Lay the shirt flat on the table. You need to cut a straight line across the bottom. I have a very useful 2 foot plastic ruler, but you can use a piece of wood or anything that is long enough to go from one side to the other. No need to measure.

Then use your ruler to mark where you want to cut across the top, positioning it under the armpits. No need to faff about measuring, use your eyes to determine that you have a fairly straight oblong shape.

The buttons on the front of the shirt become the opening at the back of the cushion cover. If you don't want to embellish it you can sew it together along the top and bottom, inside out then turn it the right way, job is done. If you want to add something to the front do it at this stage. I cut three strips of pink stripey fabric from a shirt I had cut up for patchwork. Turned under a hem along the edges, and ironed it flat to make it easier to sew on.  
The embellishments finished, all there is left to do is turn it inside out and machine along top and bottom.

This is the one I made at college last year, lots of Suffolk Puffs on the front.

I didn't want to spend a lot of time on it today, I kept it simple. Stitched some colourful buttons on the stripes. I think the result is rather smashing. And all before breakfast. 

Anyone else going to have a go at this? The easiest way to make a cushion cover. If you have any shirts hanging around from dearly departed family members, and are reluctant to give them away, what a nice idea to give them a second life. You can make cushions full of memories.

Thank you for popping in, I'll see you soon.
Toodle pip

Wednesday, 1 July 2015

Waving the flags

Phew, hasn't it been hot today. I have ventured out but not for long, it felt like I was being baked in an oven. Best off indoors so I got on with a bit of sewing. On Monday I cut out all the pieces for a strip of bunting, 21 flags, 42 pieces, using mainly oddments of fabric which needed using up. Today I sewed them all together. 

If you want to have a go at this, here's what I did. I haven't made bunting before so I guessed the size of the flags. Each one has two pieces. I made a template out of a cereal box and used that to cut out the pieces. 
Then I decided to add some tassels, so I cut three pieces of multicoloured wool 8 inches long, for each one, tied a knot in the ends and added a bead.

Make a sandwich with the fabric, bottom piece right side up, tassels in the middle, another piece of fabric on top, right side down.

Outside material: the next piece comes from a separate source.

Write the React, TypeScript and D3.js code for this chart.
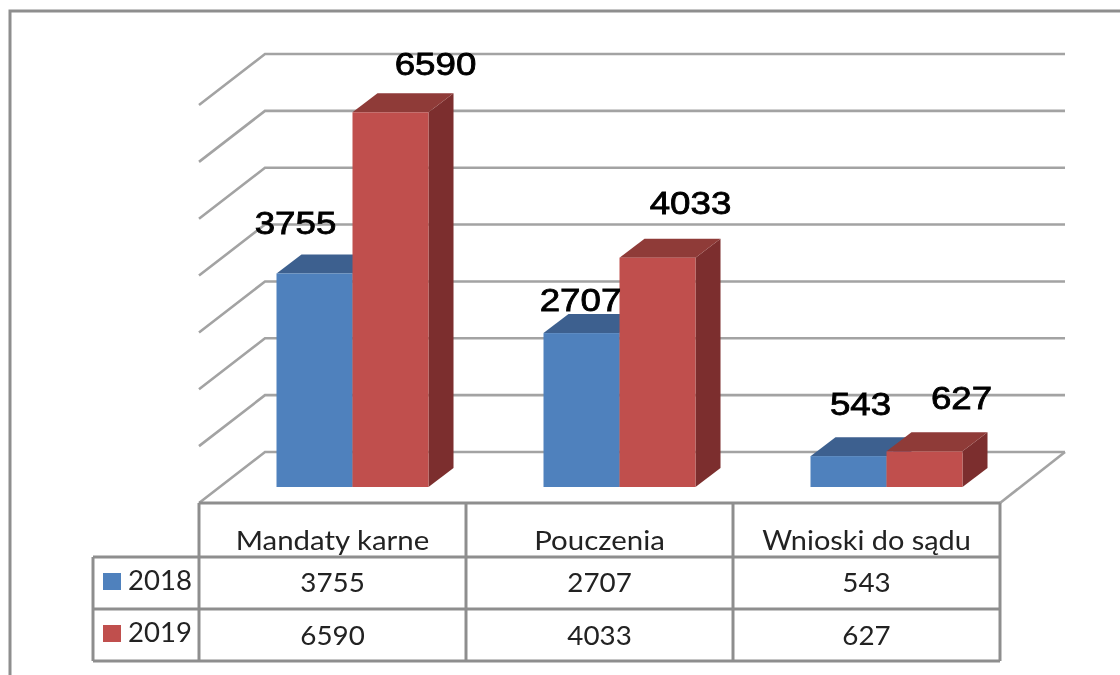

Machine two edges, trapping the tassels at the bottom point. You could use one tassel if you like, it would be easier.
Turn it the right way round and iron flat.

Then make as many as you like depending on how long you want your bunting. I have 21.

Luckily in my bit box I had a long length of turquoise ribbon. I folded it in half along the length and ironed it flat. The open top edge of the flags is sandwiched between the fold of the ribbon. Pin them in place, I left a one inch gap  between each one. Sew a very neat line making sure you go through all the layers. And there you have it. This will look nice in the summer house. I might make some more. 

Look what I've got. My friend has too many rucksacks and she asked if I want one. This will come in handy, it's a medium size, half way between a day sack and my big sack. This will be useful for a few days away. It's a good fit and lightweight, with lots of pockets. Perfect. I have got some very nice friends.

That's all for tonight folks. It's cooling down a bit now, I have to water up, and Rocky wants a walk. See you soon.